#### Exercise description
Write the listing below out again exactly, dropping the images.

#### Material provided
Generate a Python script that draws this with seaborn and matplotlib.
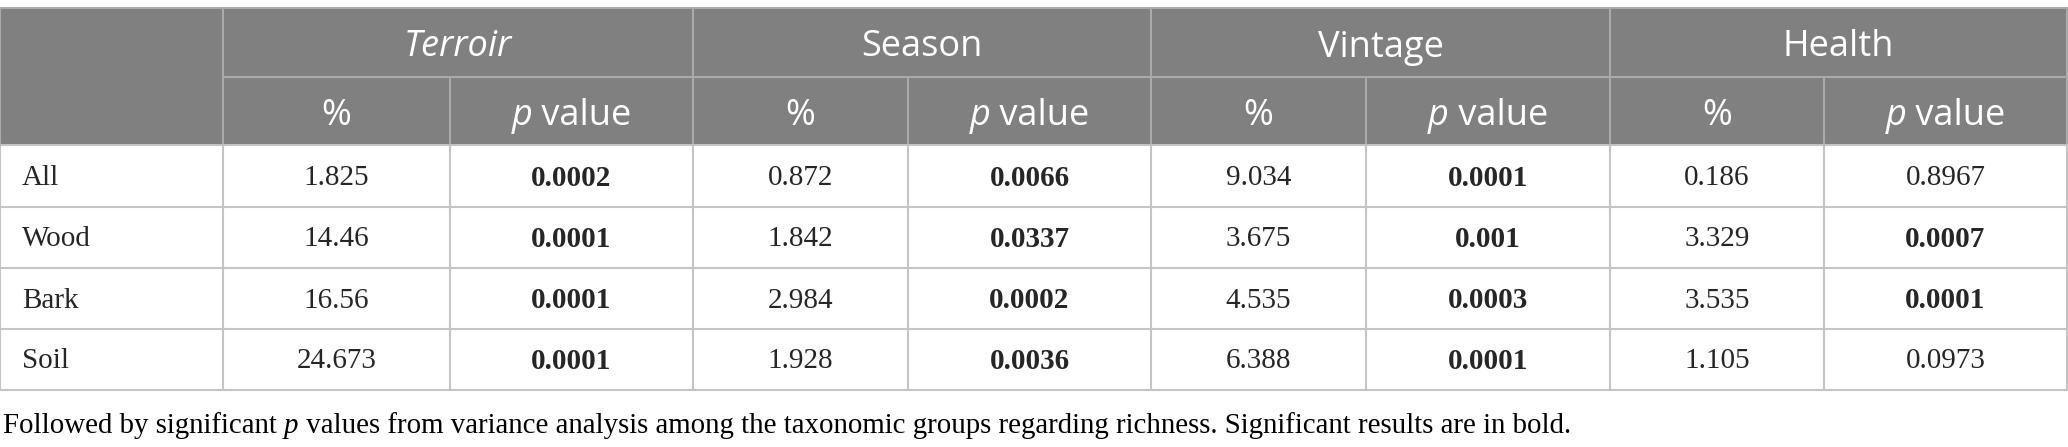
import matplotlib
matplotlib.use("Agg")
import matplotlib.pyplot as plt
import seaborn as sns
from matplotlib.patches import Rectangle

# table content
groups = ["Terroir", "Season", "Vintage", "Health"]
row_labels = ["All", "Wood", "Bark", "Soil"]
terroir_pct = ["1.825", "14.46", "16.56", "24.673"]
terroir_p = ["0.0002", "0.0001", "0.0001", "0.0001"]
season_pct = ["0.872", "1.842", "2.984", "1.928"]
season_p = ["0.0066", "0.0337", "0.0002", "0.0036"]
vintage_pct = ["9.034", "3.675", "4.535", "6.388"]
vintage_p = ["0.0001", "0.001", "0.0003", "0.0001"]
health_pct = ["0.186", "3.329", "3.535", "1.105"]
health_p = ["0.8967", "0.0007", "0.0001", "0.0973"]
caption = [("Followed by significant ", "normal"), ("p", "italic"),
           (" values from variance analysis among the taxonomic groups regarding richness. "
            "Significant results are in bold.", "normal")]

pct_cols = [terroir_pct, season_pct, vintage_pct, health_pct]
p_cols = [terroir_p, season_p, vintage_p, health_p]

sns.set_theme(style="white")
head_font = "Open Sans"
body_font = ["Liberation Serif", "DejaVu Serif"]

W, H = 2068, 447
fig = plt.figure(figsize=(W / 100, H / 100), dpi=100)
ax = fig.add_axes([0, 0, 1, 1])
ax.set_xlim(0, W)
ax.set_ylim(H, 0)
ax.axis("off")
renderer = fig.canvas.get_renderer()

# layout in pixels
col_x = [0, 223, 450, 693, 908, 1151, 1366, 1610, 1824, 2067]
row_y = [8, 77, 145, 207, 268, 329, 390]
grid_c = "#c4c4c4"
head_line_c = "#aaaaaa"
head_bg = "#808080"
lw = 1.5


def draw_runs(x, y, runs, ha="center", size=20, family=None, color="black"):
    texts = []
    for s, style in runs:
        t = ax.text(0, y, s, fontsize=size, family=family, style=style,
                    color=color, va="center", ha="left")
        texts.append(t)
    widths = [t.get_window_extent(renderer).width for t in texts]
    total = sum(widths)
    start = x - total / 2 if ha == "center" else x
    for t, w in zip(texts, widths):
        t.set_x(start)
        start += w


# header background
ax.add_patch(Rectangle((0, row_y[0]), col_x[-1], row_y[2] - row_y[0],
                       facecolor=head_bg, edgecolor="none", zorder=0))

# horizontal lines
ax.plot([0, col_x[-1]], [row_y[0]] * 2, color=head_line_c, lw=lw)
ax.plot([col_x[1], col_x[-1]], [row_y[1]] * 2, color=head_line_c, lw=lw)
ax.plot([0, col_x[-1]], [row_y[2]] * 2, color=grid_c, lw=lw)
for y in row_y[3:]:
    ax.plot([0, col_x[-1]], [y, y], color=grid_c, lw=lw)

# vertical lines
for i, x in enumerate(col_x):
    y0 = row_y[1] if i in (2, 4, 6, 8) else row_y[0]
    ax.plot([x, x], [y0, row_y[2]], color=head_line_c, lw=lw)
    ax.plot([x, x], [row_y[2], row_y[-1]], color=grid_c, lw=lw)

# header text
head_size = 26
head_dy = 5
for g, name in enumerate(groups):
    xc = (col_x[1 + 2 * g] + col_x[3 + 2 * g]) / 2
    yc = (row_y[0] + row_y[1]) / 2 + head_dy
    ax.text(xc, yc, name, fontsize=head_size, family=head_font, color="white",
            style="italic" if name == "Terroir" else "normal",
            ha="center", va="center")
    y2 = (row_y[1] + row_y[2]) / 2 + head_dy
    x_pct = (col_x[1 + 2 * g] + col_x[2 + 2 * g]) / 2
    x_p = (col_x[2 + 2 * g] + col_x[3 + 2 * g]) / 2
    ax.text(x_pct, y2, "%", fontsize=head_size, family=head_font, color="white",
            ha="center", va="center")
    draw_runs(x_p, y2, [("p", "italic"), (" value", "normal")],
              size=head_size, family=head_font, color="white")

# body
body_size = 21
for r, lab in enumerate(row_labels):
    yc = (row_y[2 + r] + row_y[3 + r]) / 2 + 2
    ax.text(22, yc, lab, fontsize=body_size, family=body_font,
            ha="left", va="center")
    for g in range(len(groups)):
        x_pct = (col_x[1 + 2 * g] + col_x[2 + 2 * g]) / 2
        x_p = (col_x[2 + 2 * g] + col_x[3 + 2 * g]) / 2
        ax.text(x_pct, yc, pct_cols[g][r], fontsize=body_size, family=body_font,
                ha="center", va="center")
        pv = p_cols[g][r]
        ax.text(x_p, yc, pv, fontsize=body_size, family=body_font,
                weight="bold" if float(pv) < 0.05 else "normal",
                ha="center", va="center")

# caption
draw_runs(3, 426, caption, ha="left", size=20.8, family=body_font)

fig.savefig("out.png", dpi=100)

#### Result
Generate a Python script that draws this with seaborn and matplotlib.
import matplotlib
matplotlib.use("Agg")
import matplotlib.pyplot as plt
import seaborn as sns
from matplotlib.patches import Rectangle

# table content
groups = ["Terroir", "Season", "Vintage", "Health"]
row_labels = ["All", "Wood", "Bark", "Soil"]
terroir_pct = ["1.825", "14.46", "16.56", "24.673"]
terroir_p = ["0.0002", "0.0001", "0.0001", "0.0001"]
season_pct = ["0.872", "1.842", "2.984", "1.928"]
season_p = ["0.0066", "0.0337", "0.0002", "0.0036"]
vintage_pct = ["9.034", "3.675", "4.535", "6.388"]
vintage_p = ["0.0001", "0.001", "0.0003", "0.0001"]
health_pct = ["0.186", "3.329", "3.535", "1.105"]
health_p = ["0.8967", "0.0007", "0.0001", "0.0973"]
caption = [("Followed by significant ", "normal"), ("p", "italic"),
           (" values from variance analysis among the taxonomic groups regarding richness. "
            "Significant results are in bold.", "normal")]

pct_cols = [terroir_pct, season_pct, vintage_pct, health_pct]
p_cols = [terroir_p, season_p, vintage_p, health_p]

sns.set_theme(style="white")
head_font = "Open Sans"
body_font = ["Liberation Serif", "DejaVu Serif"]

W, H = 2068, 447
fig = plt.figure(figsize=(W / 100, H / 100), dpi=100)
ax = fig.add_axes([0, 0, 1, 1])
ax.set_xlim(0, W)
ax.set_ylim(H, 0)
ax.axis("off")
renderer = fig.canvas.get_renderer()

# layout in pixels
col_x = [0, 223, 450, 693, 908, 1151, 1366, 1610, 1824, 2067]
row_y = [8, 77, 145, 207, 268, 329, 390]
grid_c = "#c4c4c4"
head_line_c = "#aaaaaa"
head_bg = "#808080"
lw = 1.5


def draw_runs(x, y, runs, ha="center", size=20, family=None, color="black"):
    texts = []
    for s, style in runs:
        t = ax.text(0, y, s, fontsize=size, family=family, style=style,
                    color=color, va="center", ha="left")
        texts.append(t)
    widths = [t.get_window_extent(renderer).width for t in texts]
    total = sum(widths)
    start = x - total / 2 if ha == "center" else x
    for t, w in zip(texts, widths):
        t.set_x(start)
        start += w


# header background
ax.add_patch(Rectangle((0, row_y[0]), col_x[-1], row_y[2] - row_y[0],
                       facecolor=head_bg, edgecolor="none", zorder=0))

# horizontal lines
ax.plot([0, col_x[-1]], [row_y[0]] * 2, color=head_line_c, lw=lw)
ax.plot([col_x[1], col_x[-1]], [row_y[1]] * 2, color=head_line_c, lw=lw)
ax.plot([0, col_x[-1]], [row_y[2]] * 2, color=grid_c, lw=lw)
for y in row_y[3:]:
    ax.plot([0, col_x[-1]], [y, y], color=grid_c, lw=lw)

# vertical lines
for i, x in enumerate(col_x):
    y0 = row_y[1] if i in (2, 4, 6, 8) else row_y[0]
    ax.plot([x, x], [y0, row_y[2]], color=head_line_c, lw=lw)
    ax.plot([x, x], [row_y[2], row_y[-1]], color=grid_c, lw=lw)

# header text
head_size = 26
head_dy = 5
for g, name in enumerate(groups):
    xc = (col_x[1 + 2 * g] + col_x[3 + 2 * g]) / 2
    yc = (row_y[0] + row_y[1]) / 2 + head_dy
    ax.text(xc, yc, name, fontsize=head_size, family=head_font, color="white",
            style="italic" if name == "Terroir" else "normal",
            ha="center", va="center")
    y2 = (row_y[1] + row_y[2]) / 2 + head_dy
    x_pct = (col_x[1 + 2 * g] + col_x[2 + 2 * g]) / 2
    x_p = (col_x[2 + 2 * g] + col_x[3 + 2 * g]) / 2
    ax.text(x_pct, y2, "%", fontsize=head_size, family=head_font, color="white",
            ha="center", va="center")
    draw_runs(x_p, y2, [("p", "italic"), (" value", "normal")],
              size=head_size, family=head_font, color="white")

# body
body_size = 21
for r, lab in enumerate(row_labels):
    yc = (row_y[2 + r] + row_y[3 + r]) / 2 + 2
    ax.text(22, yc, lab, fontsize=body_size, family=body_font,
            ha="left", va="center")
    for g in range(len(groups)):
        x_pct = (col_x[1 + 2 * g] + col_x[2 + 2 * g]) / 2
        x_p = (col_x[2 + 2 * g] + col_x[3 + 2 * g]) / 2
        ax.text(x_pct, yc, pct_cols[g][r], fontsize=body_size, family=body_font,
                ha="center", va="center")
        pv = p_cols[g][r]
        ax.text(x_p, yc, pv, fontsize=body_size, family=body_font,
                weight="bold" if float(pv) < 0.05 else "normal",
                ha="center", va="center")

# caption
draw_runs(3, 426, caption, ha="left", size=20.8, family=body_font)

fig.savefig("out.png", dpi=100)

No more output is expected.